◆ **WRITTEN EXERCISE**
Print exactly the lines from the first one down to the line containing "0.0249, 0.0261, 0.0261]", both ends included, with no pictures and nothing else.

◆ **DATA**
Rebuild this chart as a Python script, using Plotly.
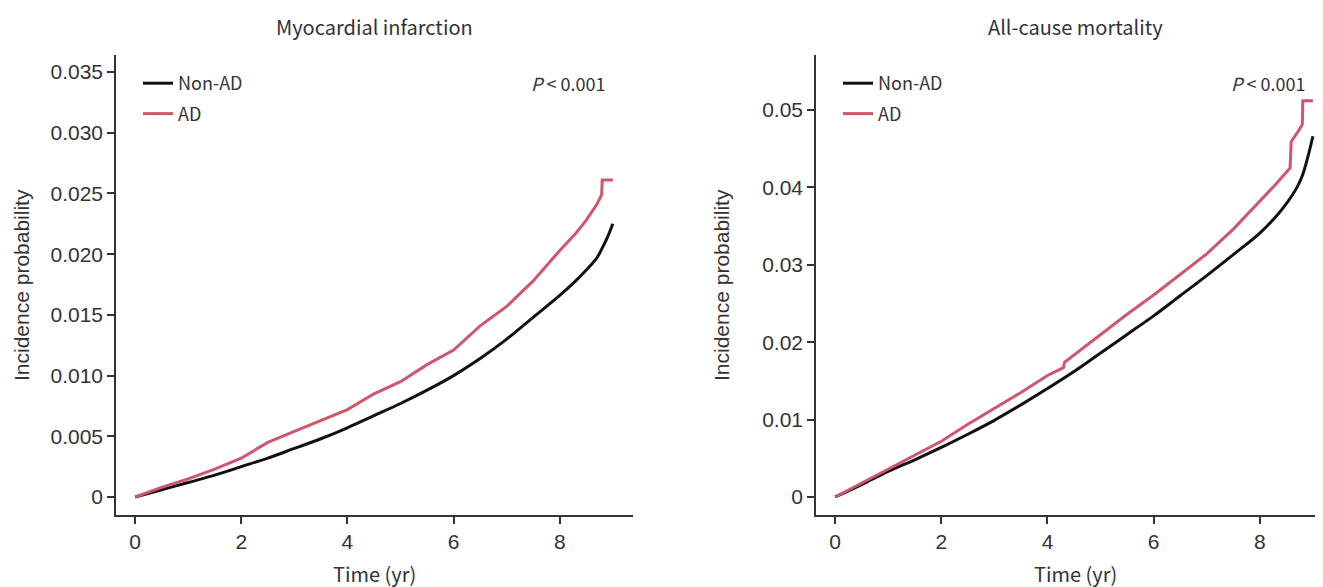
import plotly.graph_objects as go

# ---- data ----
mi_nonad_t = [0, 0.5, 1, 1.5, 2, 2.5, 3, 3.5, 4, 4.5, 5, 5.5, 6, 6.5, 7, 7.5, 8, 8.3, 8.5, 8.7, 8.8, 8.9, 9.0]
mi_nonad = [0, 0.0006, 0.0012, 0.0018, 0.0025, 0.0032, 0.0040, 0.0048, 0.0057, 0.0067, 0.0077, 0.0088, 0.0100,
            0.0114, 0.0130, 0.0148, 0.0166, 0.0178, 0.0187, 0.0197, 0.0205, 0.0214, 0.0225]
mi_ad_t = [0, 0.5, 1, 1.5, 2, 2.5, 3, 3.5, 4, 4.5, 5, 5.5, 6, 6.5, 7, 7.5, 8, 8.3, 8.5, 8.7, 8.79, 8.8, 9.0]
mi_ad = [0, 0.0008, 0.0015, 0.0023, 0.0032, 0.0045, 0.0054, 0.0063, 0.0072, 0.0085, 0.0095, 0.0109, 0.0121,
         0.0141, 0.0157, 0.0178, 0.0203, 0.0217, 0.0228, 0.0241, 0.0249, 0.0261, 0.0261]

acm_nonad_t = [0, 0.5, 1, 1.5, 2, 2.5, 3, 3.5, 4, 4.5, 5, 5.5, 6, 6.5, 7, 7.5, 8, 8.3, 8.5, 8.7, 8.8, 8.9, 9.0]
acm_nonad = [0, 0.0016, 0.0033, 0.0048, 0.0064, 0.0081, 0.0099, 0.0119, 0.0140, 0.0162, 0.0186, 0.0210, 0.0234,
             0.0260, 0.0286, 0.0313, 0.0341, 0.0362, 0.0379, 0.0400, 0.0415, 0.0438, 0.0466]
acm_ad_t = [0, 0.5, 1, 1.5, 2, 2.5, 3, 3.5, 4, 4.3, 4.32, 5, 5.5, 6, 6.5, 7, 7.5, 8, 8.3, 8.57, 8.59, 8.7, 8.8,
            8.81, 9.0]
acm_ad = [0, 0.0018, 0.0036, 0.0053, 0.0072, 0.0094, 0.0114, 0.0135, 0.0157, 0.0167, 0.0174, 0.0210, 0.0236,
          0.0261, 0.0287, 0.0314, 0.0346, 0.0382, 0.0404, 0.0425, 0.0459, 0.0470, 0.0481, 0.0512, 0.0512]

x_ticks = [0, 2, 4, 6, 8]
mi_yticks = [0, 0.005, 0.010, 0.015, 0.020, 0.025, 0.030, 0.035]
mi_ytext = ["0", "0.005", "0.010", "0.015", "0.020", "0.025", "0.030", "0.035"]
acm_yticks = [0, 0.01, 0.02, 0.03, 0.04, 0.05]
acm_ytext = ["0", "0.01", "0.02", "0.03", "0.04", "0.05"]

panel_titles = ["Myocardial infarction", "All-cause mortality"]
x_title = "Time (yr)"
y_title = "Incidence probability"
p_text = "<i>P</i> &lt; 0.001"

BLACK = "#111111"
RED = "#d0566b"
TXT = "#333333"
TITLE_FONT = "Noto Sans CJK KR"
TICK_FONT = "Liberation Sans"

OFF = 8  # page body margin
W, H = 1323 - OFF, 587 - OFF


def fx(px):
    return (px - OFF) / W


def fy(py):
    return 1 - (py - OFF) / H


fig = go.Figure()
fig.add_trace(go.Scatter(x=mi_nonad_t, y=mi_nonad, mode="lines", name="Non-AD", legendgroup="a",
                         line=dict(color=BLACK, width=3, shape="spline"), xaxis="x", yaxis="y", legend="legend"))
fig.add_trace(go.Scatter(x=mi_ad_t, y=mi_ad, mode="lines", name="AD", legendgroup="b",
                         line=dict(color=RED, width=3), xaxis="x", yaxis="y", legend="legend"))
fig.add_trace(go.Scatter(x=acm_nonad_t, y=acm_nonad, mode="lines", name="Non-AD", legendgroup="c",
                         line=dict(color=BLACK, width=3, shape="spline"), xaxis="x2", yaxis="y2", legend="legend2"))
fig.add_trace(go.Scatter(x=acm_ad_t, y=acm_ad, mode="lines", name="AD", legendgroup="d",
                         line=dict(color=RED, width=3), xaxis="x2", yaxis="y2", legend="legend2"))

axis_common = dict(showgrid=False, zeroline=False, showline=True, linecolor="#333333", linewidth=1.5,
                   ticks="outside", ticklen=7, tickwidth=1.5, tickcolor="#333333",
                   tickfont=dict(family=TICK_FONT, size=21, color=TXT))

ybot, ytop = fy(515), fy(55)
legend_common = dict(xanchor="left", yanchor="top", bgcolor="rgba(0,0,0,0)", tracegroupgap=4,
                     font=dict(family=TITLE_FONT, size=18, color=TXT))
fig.update_layout(
    width=W, height=H, margin=dict(l=0, r=0, t=0, b=0),
    plot_bgcolor="white", paper_bgcolor="white", showlegend=True,
    xaxis=dict(domain=[fx(116), fx(633)], range=[-0.36, 9.38], tickvals=x_ticks, anchor="y", **axis_common),
    yaxis=dict(domain=[ybot, ytop], range=[-0.00148, 0.0364], tickvals=mi_yticks, ticktext=mi_ytext,
               anchor="x", **axis_common),
    xaxis2=dict(domain=[fx(816), 1.0], range=[-0.36, 9.19], tickvals=x_ticks, anchor="y2", **axis_common),
    yaxis2=dict(domain=[ybot, ytop], range=[-0.00233, 0.0571], tickvals=acm_yticks, ticktext=acm_ytext,
                anchor="x2", **axis_common),
    legend=dict(x=fx(138), y=fy(65), **legend_common),
    legend2=dict(x=fx(838), y=fy(65), **legend_common),
)

annots = []
for cx, title in [(375, panel_titles[0]), (1075, panel_titles[1])]:
    annots.append(dict(text=title, x=fx(cx), y=fy(26), xref="paper", yref="paper", showarrow=False,
                       xanchor="center", yanchor="middle", font=dict(family=TITLE_FONT, size=20, color=TXT)))
    annots.append(dict(text=x_title, x=fx(cx), y=fy(573), xref="paper", yref="paper", showarrow=False,
                       xanchor="center", yanchor="middle", font=dict(family=TITLE_FONT, size=20, color=TXT)))
for yx in [21, 721]:
    annots.append(dict(text=y_title, x=fx(yx), y=fy(285), xref="paper", yref="paper", showarrow=False,
                       textangle=-90, xanchor="center", yanchor="middle",
                       font=dict(family=TICK_FONT, size=21, color=TXT)))
for px in [607, 1307]:
    annots.append(dict(text=p_text, x=fx(px), y=fy(83), xref="paper", yref="paper", showarrow=False,
                       xanchor="right", yanchor="middle", font=dict(family=TITLE_FONT, size=18, color=TXT)))
fig.update_layout(annotations=annots)

fig.write_html("out.html")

◆ **FULL OUTPUT**
Rebuild this chart as a Python script, using Plotly.
import plotly.graph_objects as go

# ---- data ----
mi_nonad_t = [0, 0.5, 1, 1.5, 2, 2.5, 3, 3.5, 4, 4.5, 5, 5.5, 6, 6.5, 7, 7.5, 8, 8.3, 8.5, 8.7, 8.8, 8.9, 9.0]
mi_nonad = [0, 0.0006, 0.0012, 0.0018, 0.0025, 0.0032, 0.0040, 0.0048, 0.0057, 0.0067, 0.0077, 0.0088, 0.0100,
            0.0114, 0.0130, 0.0148, 0.0166, 0.0178, 0.0187, 0.0197, 0.0205, 0.0214, 0.0225]
mi_ad_t = [0, 0.5, 1, 1.5, 2, 2.5, 3, 3.5, 4, 4.5, 5, 5.5, 6, 6.5, 7, 7.5, 8, 8.3, 8.5, 8.7, 8.79, 8.8, 9.0]
mi_ad = [0, 0.0008, 0.0015, 0.0023, 0.0032, 0.0045, 0.0054, 0.0063, 0.0072, 0.0085, 0.0095, 0.0109, 0.0121,
         0.0141, 0.0157, 0.0178, 0.0203, 0.0217, 0.0228, 0.0241, 0.0249, 0.0261, 0.0261]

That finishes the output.